Diabetes up most in Turkey among European countries

Published 08.04.2016 00:37
Updated 08.04.2016 00:38
Diabetes up most in Turkey among European countries

In a new report on diabetes, the U.N. World Health Organization (WHO) called for stepped-up measures to reduce risk factors for diabetes and improve treatment and care that has ballooned in recent years alongside an increase in obesity rates. The WHO said 8.5 percent of the world population had diabetes two years ago, up from 108 million, or 4.7 percent, in 1980.

According to the Turkish Diabetes Foundation, 15 percent of Turkey's adult population has diabetes and the number of patients with diabetes is significantly increasing, BBC Turkish reported. Professor Mehmet Temel Yılmaz of the Turkish Diabetes Foundation told BBC Turkish that the number of patients with diabetes has risen 100 percent in the last 10 years, increasing from 7.6 percent to 13.4 percent. He also said that many people are not aware that they have diabetes. Among European countries, the prevalence of diabetes is expanding in Turkey the most.

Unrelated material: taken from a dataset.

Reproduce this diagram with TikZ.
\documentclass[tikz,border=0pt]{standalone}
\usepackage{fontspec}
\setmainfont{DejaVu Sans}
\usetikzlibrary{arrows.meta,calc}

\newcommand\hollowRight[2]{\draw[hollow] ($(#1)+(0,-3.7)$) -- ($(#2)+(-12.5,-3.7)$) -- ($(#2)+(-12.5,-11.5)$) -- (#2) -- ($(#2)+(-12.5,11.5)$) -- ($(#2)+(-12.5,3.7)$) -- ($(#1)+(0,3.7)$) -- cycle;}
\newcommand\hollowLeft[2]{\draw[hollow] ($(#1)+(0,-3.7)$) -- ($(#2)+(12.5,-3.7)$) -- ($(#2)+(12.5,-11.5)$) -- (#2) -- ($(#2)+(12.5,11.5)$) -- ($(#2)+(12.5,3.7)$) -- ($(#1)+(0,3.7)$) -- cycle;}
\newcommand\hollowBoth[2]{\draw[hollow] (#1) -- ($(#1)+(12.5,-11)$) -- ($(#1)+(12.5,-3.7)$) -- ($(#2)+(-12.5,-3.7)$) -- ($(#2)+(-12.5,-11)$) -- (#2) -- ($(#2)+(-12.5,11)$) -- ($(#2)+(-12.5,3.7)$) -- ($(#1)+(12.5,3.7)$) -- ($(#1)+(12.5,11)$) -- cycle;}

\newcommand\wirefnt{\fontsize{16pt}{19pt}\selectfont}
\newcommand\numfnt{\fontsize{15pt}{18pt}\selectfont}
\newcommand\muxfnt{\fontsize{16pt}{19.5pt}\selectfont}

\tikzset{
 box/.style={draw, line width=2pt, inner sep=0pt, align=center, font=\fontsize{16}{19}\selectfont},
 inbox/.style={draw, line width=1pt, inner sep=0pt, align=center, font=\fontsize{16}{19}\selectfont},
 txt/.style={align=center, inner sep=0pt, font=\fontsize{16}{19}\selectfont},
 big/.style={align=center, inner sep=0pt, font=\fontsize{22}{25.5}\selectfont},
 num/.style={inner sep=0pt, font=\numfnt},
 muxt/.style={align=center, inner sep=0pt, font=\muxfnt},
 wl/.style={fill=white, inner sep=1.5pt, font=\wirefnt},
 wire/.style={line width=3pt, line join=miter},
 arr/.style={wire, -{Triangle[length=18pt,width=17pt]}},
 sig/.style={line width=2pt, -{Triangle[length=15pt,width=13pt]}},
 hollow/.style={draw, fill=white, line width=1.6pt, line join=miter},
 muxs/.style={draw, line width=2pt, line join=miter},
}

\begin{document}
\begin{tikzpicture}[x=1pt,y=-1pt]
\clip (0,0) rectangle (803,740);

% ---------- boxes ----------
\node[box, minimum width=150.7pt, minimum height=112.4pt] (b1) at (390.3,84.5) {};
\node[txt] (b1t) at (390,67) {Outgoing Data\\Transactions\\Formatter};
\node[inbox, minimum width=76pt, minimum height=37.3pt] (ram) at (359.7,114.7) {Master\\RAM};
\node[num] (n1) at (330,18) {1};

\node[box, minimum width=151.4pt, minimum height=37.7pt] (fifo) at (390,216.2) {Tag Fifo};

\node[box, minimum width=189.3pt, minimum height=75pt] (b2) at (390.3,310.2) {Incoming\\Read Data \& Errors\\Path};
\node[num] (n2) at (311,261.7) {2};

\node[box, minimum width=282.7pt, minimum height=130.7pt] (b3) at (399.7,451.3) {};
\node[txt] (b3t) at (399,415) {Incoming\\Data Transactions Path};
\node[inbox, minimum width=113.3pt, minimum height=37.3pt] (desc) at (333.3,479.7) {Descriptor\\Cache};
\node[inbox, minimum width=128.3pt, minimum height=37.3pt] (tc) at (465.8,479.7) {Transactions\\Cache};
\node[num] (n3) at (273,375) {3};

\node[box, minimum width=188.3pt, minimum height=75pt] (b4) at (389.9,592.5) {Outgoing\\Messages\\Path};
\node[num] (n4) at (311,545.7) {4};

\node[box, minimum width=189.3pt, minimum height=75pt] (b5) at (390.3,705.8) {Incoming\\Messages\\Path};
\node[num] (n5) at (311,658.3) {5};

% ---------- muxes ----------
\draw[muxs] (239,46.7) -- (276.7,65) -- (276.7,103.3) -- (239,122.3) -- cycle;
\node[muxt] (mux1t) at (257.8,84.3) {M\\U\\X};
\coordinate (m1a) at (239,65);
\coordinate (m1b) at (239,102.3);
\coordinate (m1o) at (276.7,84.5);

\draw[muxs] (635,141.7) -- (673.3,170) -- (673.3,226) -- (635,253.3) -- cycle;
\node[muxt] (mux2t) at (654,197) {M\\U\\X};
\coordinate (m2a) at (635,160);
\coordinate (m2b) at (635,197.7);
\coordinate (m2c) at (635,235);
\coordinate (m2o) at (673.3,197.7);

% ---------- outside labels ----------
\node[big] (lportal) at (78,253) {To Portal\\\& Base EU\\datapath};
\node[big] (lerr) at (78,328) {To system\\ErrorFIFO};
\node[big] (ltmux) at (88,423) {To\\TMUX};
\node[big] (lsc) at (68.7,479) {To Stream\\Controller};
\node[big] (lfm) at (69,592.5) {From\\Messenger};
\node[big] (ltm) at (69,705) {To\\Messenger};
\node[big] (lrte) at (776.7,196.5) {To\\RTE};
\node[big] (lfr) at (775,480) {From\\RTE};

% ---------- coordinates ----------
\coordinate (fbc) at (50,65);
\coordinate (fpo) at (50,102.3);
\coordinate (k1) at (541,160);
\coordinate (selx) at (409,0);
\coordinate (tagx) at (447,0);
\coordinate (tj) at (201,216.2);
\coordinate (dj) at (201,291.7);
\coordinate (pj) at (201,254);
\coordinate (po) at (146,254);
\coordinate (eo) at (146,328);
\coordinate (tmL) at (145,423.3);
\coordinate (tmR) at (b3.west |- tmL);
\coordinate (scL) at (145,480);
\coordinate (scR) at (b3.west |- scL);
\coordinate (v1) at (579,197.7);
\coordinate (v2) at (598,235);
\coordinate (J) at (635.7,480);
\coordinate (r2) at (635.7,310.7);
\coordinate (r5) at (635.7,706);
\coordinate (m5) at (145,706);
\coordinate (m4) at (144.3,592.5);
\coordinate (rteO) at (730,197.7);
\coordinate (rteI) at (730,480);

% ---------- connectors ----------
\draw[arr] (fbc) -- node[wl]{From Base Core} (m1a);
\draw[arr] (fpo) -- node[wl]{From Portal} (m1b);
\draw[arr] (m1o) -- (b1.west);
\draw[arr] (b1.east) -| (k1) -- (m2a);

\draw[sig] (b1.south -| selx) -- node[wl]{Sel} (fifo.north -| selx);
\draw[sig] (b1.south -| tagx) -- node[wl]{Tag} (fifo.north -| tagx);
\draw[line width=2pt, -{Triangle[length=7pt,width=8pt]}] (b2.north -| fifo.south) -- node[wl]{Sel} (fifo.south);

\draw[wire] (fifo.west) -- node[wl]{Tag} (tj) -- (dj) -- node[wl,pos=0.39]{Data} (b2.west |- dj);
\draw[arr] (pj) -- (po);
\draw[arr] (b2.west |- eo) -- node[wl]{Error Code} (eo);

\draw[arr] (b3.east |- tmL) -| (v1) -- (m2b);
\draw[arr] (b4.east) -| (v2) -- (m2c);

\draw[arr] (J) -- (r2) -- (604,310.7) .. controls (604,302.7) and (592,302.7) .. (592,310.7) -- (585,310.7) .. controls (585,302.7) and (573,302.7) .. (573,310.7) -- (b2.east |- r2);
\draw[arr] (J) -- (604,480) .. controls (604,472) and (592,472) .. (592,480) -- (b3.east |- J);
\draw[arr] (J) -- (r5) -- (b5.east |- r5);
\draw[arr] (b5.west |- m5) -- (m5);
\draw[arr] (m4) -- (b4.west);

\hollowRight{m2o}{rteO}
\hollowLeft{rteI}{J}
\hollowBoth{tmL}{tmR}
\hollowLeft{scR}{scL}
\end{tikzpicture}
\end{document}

On Wednesday, WHO Director-General Margaret Chan said: "We need to rethink our daily lives: to eat healthily, be physically active and avoid excessive weight gain."

The Geneva-based agency blamed growing consumption of food and beverages high in sugar. Diabetes increased around the world, but affects lower- and middle-income people more often than wealthier people. The rates raised most in Africa, the Middle East and Asia with the Eastern Mediterranean region more than doubling its prevalence to 13.7 percent of the population, the only region in the world with a double-digit percentage.

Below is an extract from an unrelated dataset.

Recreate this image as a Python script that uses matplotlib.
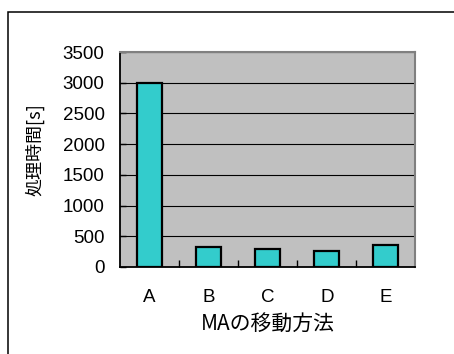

Diabetes is a chronic condition in which the body either does not make enough insulin to break down the sugar in foods or uses insulin inefficiently. It can cause early death or serious complications like blindness, stroke, kidney disease or heart disease.

In the "Global Report on Diabetes" released Wednesday, the WHO says diabetes caused 1.5 million deaths in 2012, and another 2.2 million deaths were caused by higher-than-optimal blood glucose levels, by increasing the risks of cardiovascular and other diseases.